I found it difficult to formulate a topic for this post, but I hope that you'll all "get" what I'm talking about. You're reading something, maybe in a book, maybe an article online, maybe a...
I found it difficult to formulate a topic for this post, but I hope that you'll all "get" what I'm talking about.
You're reading something, maybe in a book, maybe an article online, maybe a comment on Tildes, or Reddit, or a Tweet, anything really.
Do you do anything with it? Do you save it somehow? Do you write it out in a dedicated notebook? Do you share it? If you do, how do you share it?

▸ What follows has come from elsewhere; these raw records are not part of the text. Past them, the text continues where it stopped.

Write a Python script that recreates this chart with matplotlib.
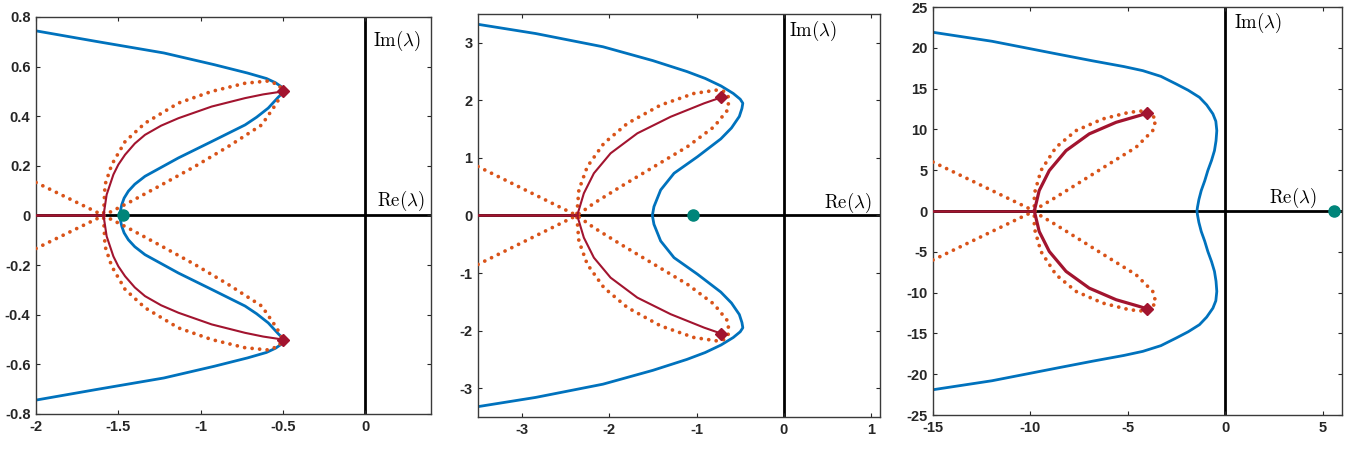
import matplotlib
matplotlib.use("Agg")
import matplotlib.pyplot as plt

plt.rcParams['mathtext.fontset'] = 'cm'
plt.rcParams['axes.unicode_minus'] = False
plt.rcParams['font.family'] = ['Liberation Sans', 'DejaVu Sans']

BLUE = '#0072BD'
RED = '#A2142F'
ORANGE = '#D95319'
TEAL = '#00857A'

# panel 1 (upper halves, the lower halves are the mirror images)
blue1_x = [-2.0, -1.63, -1.224, -0.919, -0.715, -0.60, -0.545, -0.512, -0.498, -0.508,
           -0.528, -0.589, -0.66, -0.730, -0.933, -1.135, -1.338, -1.40, -1.439, -1.465,
           -1.479, -1.49, -1.492]
blue1_y = [0.744, 0.701, 0.655, 0.608, 0.574, 0.552, 0.535, 0.52, 0.505, 0.49,
           0.477, 0.433, 0.396, 0.365, 0.298, 0.232, 0.158, 0.126, 0.098, 0.07,
           0.044, 0.011, 0.0]
red1_x = [-0.5, -0.62, -0.730, -0.933, -1.135, -1.24, -1.338, -1.40, -1.459, -1.50,
          -1.530, -1.571, -1.59]
red1_y = [0.5, 0.488, 0.473, 0.439, 0.392, 0.362, 0.325, 0.29, 0.245, 0.205,
          0.165, 0.084, 0.0]
dot1_x = [-2.0, -1.59, -1.439, -1.236, -1.034, -0.832, -0.629, -0.538, -0.508, -0.52,
          -0.589, -0.73, -0.933, -1.135, -1.338, -1.459, -1.54, -1.581, -1.59]
dot1_y = [-0.133, 0.0, 0.051, 0.124, 0.198, 0.278, 0.365, 0.453, 0.49, 0.525,
          0.542, 0.533, 0.5, 0.453, 0.372, 0.298, 0.205, 0.124, 0.0]

# panel 2
blue2_x = [-3.5, -2.84, -2.07, -1.50, -1.11, -0.90, -0.72, -0.58, -0.50, -0.47, -0.48,
           -0.51, -0.60, -0.722, -0.989, -1.257, -1.41, -1.487, -1.505]
blue2_y = [3.32, 3.16, 2.93, 2.69, 2.50, 2.38, 2.25, 2.12, 2.02, 1.95, 1.86,
           1.72, 1.52, 1.33, 1.02, 0.733, 0.443, 0.153, 0.0]
red2_x = [-0.72, -0.913, -1.295, -1.677, -1.983, -2.174, -2.289, -2.365]
red2_y = [2.05, 1.948, 1.715, 1.427, 1.08, 0.733, 0.385, 0.0]
dot2_x = [-3.5, -2.37, -2.174, -1.868, -1.487, -1.104, -0.8, -0.645, -0.627, -0.67,
          -0.76, -1.028, -1.41, -1.79, -2.06, -2.25, -2.346, -2.37]
dot2_y = [-0.85, 0.0, 0.212, 0.5, 0.847, 1.195, 1.54, 1.83, 2.035, 2.15,
          2.18, 2.12, 1.918, 1.6, 1.253, 0.847, 0.443, 0.0]

# panel 3
blue3_x = [-15.0, -11.97, -8.54, -6.8, -5.2, -4.23, -3.3, -2.52, -1.9, -1.32, -0.95,
           -0.63, -0.48, -0.43, -0.47, -0.55, -0.70, -0.89, -1.05, -1.23, -1.35,
           -1.42, -1.45]
blue3_y = [21.9, 20.8, 19.2, 18.4, 17.7, 17.2, 16.5, 15.57, 14.8, 13.93, 13.0,
           11.9, 11.0, 9.85, 8.6, 7.4, 6.2, 4.96, 3.7, 2.5, 1.4,
           0.5, 0.0]
red3_x = [-4.0, -4.4, -5.6, -6.98, -8.17, -9.03, -9.55, -9.8]
red3_y = [12.0, 11.7, 10.87, 9.45, 7.4, 4.96, 2.5, 0.0]
dot3_x = [-15.0, -9.8, -9.55, -8.69, -7.32, -5.95, -4.58, -3.72, -3.55, -4.06,
          -4.92, -6.29, -7.66, -8.69, -9.46, -9.8, -9.8]
dot3_y = [-6.0, 0.0, 0.47, 1.69, 3.73, 5.78, 7.8, 9.85, 11.28, 12.3,
          12.1, 11.28, 9.85, 7.8, 4.96, 2.1, 0.0]

teal_x = [-1.47, -1.04, 5.6]

xlims = [(-2, 0.4), (-3.5, 1.1), (-15, 6)]
ylims = [(-0.8, 0.8), (-3.5, 3.5), (-25, 25)]
xticks = [[-2, -1.5, -1, -0.5, 0], [-3, -2, -1, 0, 1], [-15, -10, -5, 0, 5]]
yticks = [[-0.8, -0.6, -0.4, -0.2, 0, 0.2, 0.4, 0.6, 0.8],
          [-3, -2, -1, 0, 1, 2, 3],
          [-25, -20, -15, -10, -5, 0, 5, 10, 15, 20, 25]]

panels = [
    (blue1_x, blue1_y, red1_x, red1_y, dot1_x, dot1_y, 1.5),
    (blue2_x, blue2_y, red2_x, red2_y, dot2_x, dot2_y, 1.5),
    (blue3_x, blue3_y, red3_x, red3_y, dot3_x, dot3_y, 2.3),
]

rects = [[0.0268, 0.0780, 0.2937, 0.8842],
         [0.3554, 0.0713, 0.2989, 0.8976],
         [0.6937, 0.0757, 0.3041, 0.9087]]
im_pos = [(0.853, 0.94), (0.774, 0.958), (0.736, 0.961)]
re_pos = [(0.985, 0.537), (0.980, 0.531), (0.939, 0.532)]

DOTS = (0, (0.01, 2.0))


def mirror(v):
    return [-a for a in v]


fig = plt.figure(figsize=(13.45, 4.49), dpi=100)

for i, (bx, by, rx, ry, ox, oy, rlw) in enumerate(panels):
    ax = fig.add_axes(rects[i])
    x0, x1 = xlims[i]

    # coordinate axes
    ax.axhline(0, color='black', lw=2, zorder=1)
    ax.axvline(0, color='black', lw=2, zorder=1)

    # blue curve: upper half, then the mirrored lower half
    ax.plot(bx + bx[::-1], by + mirror(by[::-1]), color=BLUE, lw=2, zorder=2,
            solid_joinstyle='round')

    # dotted loops
    for yy in (oy, mirror(oy)):
        ax.plot(ox, yy, color=ORANGE, lw=2.7, ls=DOTS, dash_capstyle='round', zorder=3)

    # solid red branches
    for yy in (ry, mirror(ry)):
        ax.plot(rx, yy, color=RED, lw=rlw, zorder=4, solid_joinstyle='round')
    ax.plot([x0, rx[-1]], [0, 0], color=RED, lw=1.8, zorder=4)
    ax.plot([rx[0], rx[0]], [ry[0], -ry[0]], ls='none', marker='D', ms=6,
            color=RED, zorder=5)

    ax.plot([teal_x[i]], [0], ls='none', marker='o', ms=8, color=TEAL,
            zorder=6, clip_on=False)

    ax.set_xlim(xlims[i])
    ax.set_ylim(ylims[i])
    ax.set_xticks(xticks[i])
    ax.set_yticks(yticks[i])
    ax.set_xticklabels(['%g' % v for v in xticks[i]], fontweight='bold', fontsize=10.5)
    ax.set_yticklabels(['%g' % v for v in yticks[i]], fontweight='bold', fontsize=10.5)
    ax.tick_params(direction='in', top=True, right=True, length=3, width=0.8,
                   colors='#262626', pad=4)
    for sp in ax.spines.values():
        sp.set_color('#3a3a3a')
        sp.set_linewidth(1.0)

    ax.text(im_pos[i][0], im_pos[i][1], r'$\mathrm{Im}(\lambda)$', transform=ax.transAxes,
            ha='left', va='center', fontsize=13.5)
    ax.text(re_pos[i][0], re_pos[i][1], r'$\mathrm{Re}(\lambda)$', transform=ax.transAxes,
            ha='right', va='center', fontsize=13.5)

fig.savefig('out.png', dpi=100)
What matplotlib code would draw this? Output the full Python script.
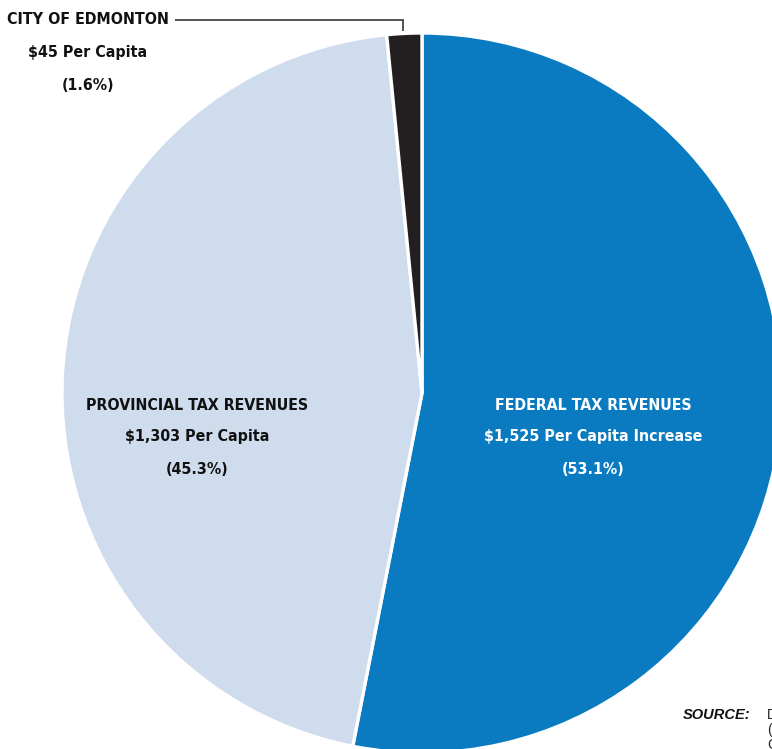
import matplotlib
matplotlib.use("Agg")
import matplotlib.pyplot as plt

# Per-capita tax revenue shares
labels = ["FEDERAL TAX REVENUES", "PROVINCIAL TAX REVENUES", "CITY OF EDMONTON"]
per_capita = [1525, 1303, 45]
shares = [53.1, 45.3, 1.6]
colors = ["#0a7bc1", "#cfdcee", "#231f20"]
sublines = ["$1,525 Per Capita Increase", "$1,303 Per Capita", "$45 Per Capita"]

FONT = ["DejaVu Sans"]

W, H = 772, 749
fig = plt.figure(figsize=(W / 100, H / 100), dpi=100)
ax = fig.add_axes([0, 0, 1, 1])

cx, cy, r = 422, H - 393, 360
ax.pie(per_capita, colors=colors, startangle=90, counterclock=False,
       center=(cx, cy), radius=r, frame=True,
       wedgeprops=dict(edgecolor="white", linewidth=2.4))
ax.set_xlim(0, W)
ax.set_ylim(0, H)
ax.set_aspect("auto")
ax.axis("off")

txt = dict(family=FONT, fontstretch="condensed", fontweight="bold",
           fontsize=11.4, ha="center", va="center")

# Federal label
fx = 593
for i, s in enumerate([labels[0], sublines[0], f"({shares[0]}%)"]):
    ax.text(fx, H - (405 + 32 * i), s, color="white", **txt)

# Provincial label
px = 197
for i, s in enumerate([labels[1], sublines[1], f"({shares[1]}%)"]):
    ax.text(px, H - (405 + 32 * i), s, color="#111111", **txt)

# City label with leader line
tx = 88
for i, s in enumerate([labels[2], sublines[2], f"({shares[2]}%)"]):
    ax.text(tx, H - (20 + 33 * i), s, color="#111111", **txt)
ax.plot([175, 403, 403], [H - 20, H - 20, H - 31], color="#444444",
        lw=1.3, solid_capstyle="butt", solid_joinstyle="miter")

# Source note
ax.text(683, H - 715, "SOURCE:", family=["Liberation Sans", "DejaVu Sans"],
        fontweight="bold", fontstyle="italic", fontsize=10.5,
        ha="left", va="center", color="#111111")
for i, s in enumerate(["D", "(", "C"]):
    ax.text(767, H - (715 + 15 * i), s, family=["Liberation Sans", "DejaVu Sans"],
            fontsize=10, ha="left", va="center", color="#222222")

fig.savefig("out.png", dpi=100)
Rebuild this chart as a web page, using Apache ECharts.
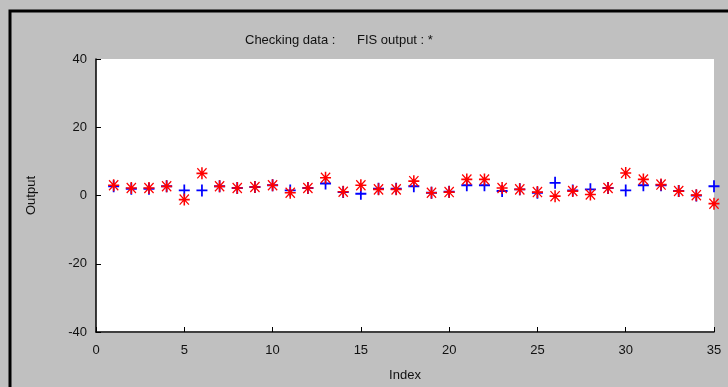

I'd love to hear about your approaches to this topic, the tools you use, what you like and don't like about your current workflows, the types of content you like to save, how you share it both with people that are close to you in real life, people who are close to you online, and maybe even strangers?
Also, how do you use it once it all ends up wherever it ends up? Do you even use it? Or do you just like the feeling of curating your own personal archive of things you read that meant something to you at some point?
I'll get the ball rolling:
I've gone through a long journey with this myself, starting with bookmarking older services like Instapaper and Pinboard, trying out newer services like Readwise before eventually creating my own (totally worth all the time it took to create now that I have my own "perfect workflow" to save everything from Kindle highlights to Tildes comments!)
I learn a lot from high quality comments online, so it's really important for me to be able to save them, however, I don't trust the built-in functions on sites like Twitter, Reddit etc. (for reasons hopefully now obvious 😅), and because I like to be able to search through them all in one place easily.
The main reason that I refer back to them is usually because I want to share something in conversation (either in person or online), and it's nice to be able to link to the source text quickly. I also like to be able to give people a glimpse into what I'm reading on topics that are important to me, and recently I'm thinking that the best way to do this is to go back to the 90s/00s and embed RSS feeds of my saved highlights on my website, split by topic.
I'm generally okay with the idea that I'm never going to "use" everything I save for anything particularly big or grand; it just feels nice to have a trail of text content that has been influencing my thinking over a long time period to look back on from time to time.